Context Length for 2X6000 Pros (2x96 = 192GB VRAM)
#2
by mtcl - opened
On M2.5 i can easily get full context length however, on this version of M2.7 I cannot get more than ~88K of context length.
these are the commands:
for M2.5
docker run --rm -it \
--gpus '"device=0,2"' \
--shm-size 32g \
-p 10002:8000 \
-v /media/mukul/data/models:/models \
-e PYTORCH_ALLOC_CONF=expandable_segments:True \
lmsysorg/sglang:latest \
python -m sglang.launch_server \
--model-path /models/nvidia/MiniMax-M2.5-NVFP4 \
--served-model-name jarvis-thinker \
--tp-size 2 \
--quantization modelopt_fp4 \
--tool-call-parser minimax-m2 \
--reasoning-parser minimax \
--host 0.0.0.0 \
--port 8000 \
--trust-remote-code \
--dtype auto \
--mem-fraction-static 0.90 \
--context-length 196608 \
--max-running-requests 16 \
--chunked-prefill-size 16384 \
--sleep-on-idle
and for M2.7
docker run --rm -it \
--gpus '"device=0,2"' \
--shm-size 32g \
-p 10002:8000 \
-v /media/mukul/data/models:/models \
-e PYTORCH_ALLOC_CONF=expandable_segments:True \
lmsysorg/sglang:latest \
python -m sglang.launch_server \
--model-path /models/nvidia/MiniMax-M2.7-NVFP4 \
--served-model-name jarvis-thinker \
--tp-size 2 \
--quantization modelopt_fp4 \
--tool-call-parser minimax-m2 \
--reasoning-parser minimax \
--host 0.0.0.0 \
--port 8000 \
--trust-remote-code \
--dtype auto \
--mem-fraction-static 0.90 \
--context-length 196608 \
--max-running-requests 16 \
--chunked-prefill-size 16384 \
--sleep-on-idle
M2.5 defaulted to fp8 KV-cache.
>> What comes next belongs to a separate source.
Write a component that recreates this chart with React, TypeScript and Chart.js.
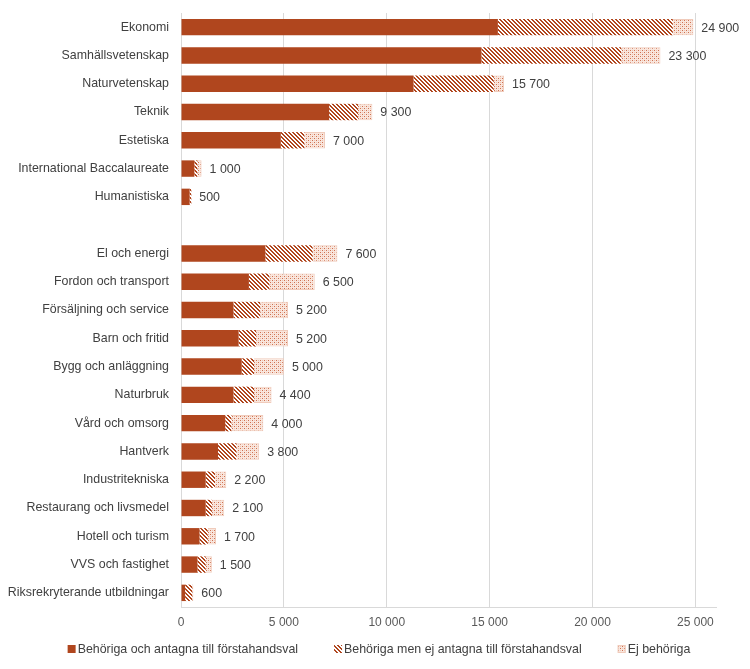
import React, { useEffect, useRef } from "react";
import { Chart, registerables } from "chart.js";

Chart.register(...registerables);

const categories: string[] = [
  "Ekonomi",
  "Samhällsvetenskap",
  "Naturvetenskap",
  "Teknik",
  "Estetiska",
  "International Baccalaureate",
  "Humanistiska",
  "",
  "El och energi",
  "Fordon och transport",
  "Försäljning och service",
  "Barn och fritid",
  "Bygg och anläggning",
  "Naturbruk",
  "Vård och omsorg",
  "Hantverk",
  "Industritekniska",
  "Restaurang och livsmedel",
  "Hotell och turism",
  "VVS och fastighet",
  "Riksrekryterande utbildningar",
];

const antagna: (number | null)[] = [
  15400, 14600, 11300, 7200, 4850, 650, 420, null,
  4100, 3300, 2550, 2800, 2950, 2550, 2150, 1800, 1200, 1200, 900, 800, 200,
];
const ejAntagna: (number | null)[] = [
  8500, 6800, 3900, 1400, 1150, 150, 80, null,
  2300, 1000, 1300, 850, 600, 1000, 300, 900, 450, 300, 400, 400, 350,
];
const ejBehoriga: (number | null)[] = [
  1000, 1900, 500, 700, 1000, 200, 0, null,
  1200, 2200, 1350, 1550, 1450, 850, 1550, 1100, 550, 600, 400, 300, 50,
];

const seriesNames: string[] = [
  "Behöriga och antagna till förstahandsval",
  "Behöriga men ej antagna till förstahandsval",
  "Ej behöriga",
];

const xTicks: number[] = [0, 5000, 10000, 15000, 20000, 25000];

const MAIN = "#B0461E";
const FONT = "'Liberation Sans', Arial, sans-serif";
const FSIZE = 12.4;

function fmt(v: number): string {
  return String(Math.round(v)).replace(/\B(?=(\d{3})+(?!\d))/g, " ");
}

function makeHatch(): CanvasPattern | string {
  const c = document.createElement("canvas");
  c.width = 4;
  c.height = 4;
  const ctx = c.getContext("2d");
  if (!ctx) return MAIN;
  ctx.fillStyle = "#ffffff";
  ctx.fillRect(0, 0, 4, 4);
  ctx.fillStyle = MAIN;
  for (let y = 0; y < 4; y++) {
    for (let x = 0; x < 4; x++) {
      if ((x - y + 8) % 4 < 2) ctx.fillRect(x, y, 1, 1);
    }
  }
  return ctx.createPattern(c, "repeat") || MAIN;
}

function makeDots(): CanvasPattern | string {
  const c = document.createElement("canvas");
  c.width = 4;
  c.height = 4;
  const ctx = c.getContext("2d");
  if (!ctx) return "#f3d5c8";
  ctx.fillStyle = "#f9e6dd";
  ctx.fillRect(0, 0, 4, 4);
  ctx.fillStyle = "#cf7150";
  ctx.fillRect(0, 0, 1, 1);
  ctx.fillRect(2, 2, 1, 1);
  ctx.fillStyle = "#eec3b2";
  ctx.fillRect(2, 0, 1, 1);
  ctx.fillRect(0, 2, 1, 1);
  return ctx.createPattern(c, "repeat") || "#f3d5c8";
}

const totalsPlugin = {
  id: "totals",
  afterDatasetsDraw(chart: any) {
    const ctx = chart.ctx;
    const xs = chart.scales.x;
    const ys = chart.scales.y;
    ctx.save();
    ctx.font = `${FSIZE}px ${FONT}`;
    ctx.fillStyle = "#404040";
    ctx.textAlign = "left";
    ctx.textBaseline = "middle";
    categories.forEach((cat, i) => {
      if (!cat) return;
      const total =
        (antagna[i] || 0) + (ejAntagna[i] || 0) + (ejBehoriga[i] || 0);
      const x = xs.getPixelForValue(total) + 8;
      const y = ys.getPixelForValue(i);
      ctx.fillText(fmt(Math.round(total / 100) * 100), x, y + 1);
    });
    ctx.restore();
  },
};

const legendPlugin = {
  id: "customLegend",
  afterDraw(chart: any) {
    const ctx = chart.ctx;
    const ds = chart.data.datasets;
    ctx.save();
    ctx.font = `${FSIZE}px ${FONT}`;
    ctx.textBaseline = "middle";
    ctx.textAlign = "left";
    const box = 8;
    const gapText = 2;
    const gapItem = 36;
    const widths = ds.map((d: any) => box + gapText + ctx.measureText(d.label).width);
    const total =
      widths.reduce((a: number, b: number) => a + b, 0) + gapItem * (ds.length - 1);
    let x = 379 - total / 2;
    const y = 649;
    ds.forEach((d: any, i: number) => {
      ctx.fillStyle = d.backgroundColor;
      ctx.fillRect(x, y - box / 2, box, box);
      if (d.borderWidth) {
        ctx.strokeStyle = d.borderColor;
        ctx.lineWidth = 1;
        ctx.strokeRect(x + 0.5, y - box / 2 + 0.5, box - 1, box - 1);
      }
      ctx.fillStyle = "#404040";
      ctx.fillText(d.label, x + box + gapText, y + 1);
      x += widths[i] + gapItem;
    });
    ctx.restore();
  },
};

export default function App() {
  const ref = useRef<HTMLCanvasElement | null>(null);

  useEffect(() => {
    if (!ref.current) return;
    const hatch = makeHatch();
    const dots = makeDots();
    const chart = new Chart(ref.current, {
      type: "bar",
      data: {
        labels: categories,
        datasets: [
          {
            label: seriesNames[0],
            data: antagna as any,
            backgroundColor: MAIN,
            borderWidth: 0,
          },
          {
            label: seriesNames[1],
            data: ejAntagna as any,
            backgroundColor: hatch as any,
            borderWidth: 0,
          },
          {
            label: seriesNames[2],
            data: ejBehoriga as any,
            backgroundColor: dots as any,
            borderColor: "#f0cbbb",
            borderWidth: 1,
          },
        ],
      },
      options: {
        indexAxis: "y",
        animation: false,
        responsive: false,
        maintainAspectRatio: false,
        layout: { padding: { top: 13, right: 34, left: 0, bottom: 36 } },
        datasets: {
          bar: { barPercentage: 0.58, categoryPercentage: 1 },
        },
        scales: {
          x: {
            stacked: true,
            min: 0,
            max: 26000,
            afterBuildTicks: (s: any) => {
              s.ticks = xTicks.map((v) => ({ value: v }));
            },
            afterFit: (s: any) => {
              s.height = 26;
              s.paddingLeft = 0;
              s.paddingRight = 0;
            },
            grid: { color: "#d9d9d9", drawTicks: false, lineWidth: 1 },
            border: { display: true, color: "#d9d9d9" },
            ticks: {
              padding: 8,
              color: "#595959",
              font: { family: FONT, size: 12 },
              callback: (v: any) => fmt(Number(v)),
            },
          },
          y: {
            stacked: true,
            afterFit: (s: any) => {
              s.width = 181;
              s.paddingTop = 0;
              s.paddingBottom = 0;
            },
            grid: { display: false, drawTicks: false },
            border: { display: false },
            ticks: {
              padding: 12,
              color: "#404040",
              autoSkip: false,
              font: { family: FONT, size: FSIZE },
            },
          },
        },
        plugins: {
          legend: { display: false },
          tooltip: { enabled: false },
        },
      },
      plugins: [totalsPlugin, legendPlugin],
    });
    return () => chart.destroy();
  }, []);

  return (
    <div
      style={{
        position: "absolute",
        left: 0,
        top: 0,
        width: 750,
        height: 669,
        background: "#fff",
      }}
    >
      <canvas ref={ref} width={750} height={669} />
    </div>
  );
}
This one to BF16
M2.5 defaulted to fp8 KV-cache. This one to BF16
Thank you for your reply. I realized that nvidia's version of this quant actually holds full context length. However I was only facing issues with other nvfp4 quants (lukeanso and others). Somehow this works perfectly!
Somehow this works perfectly!
Have you settled on this one at the end? And do you use BF16 or FP8 kv-cache?
Still looking for the best possible version for 2x96 GB :)
Did you eventually find the best working version for M2.7 on 2x PRO 6000s ?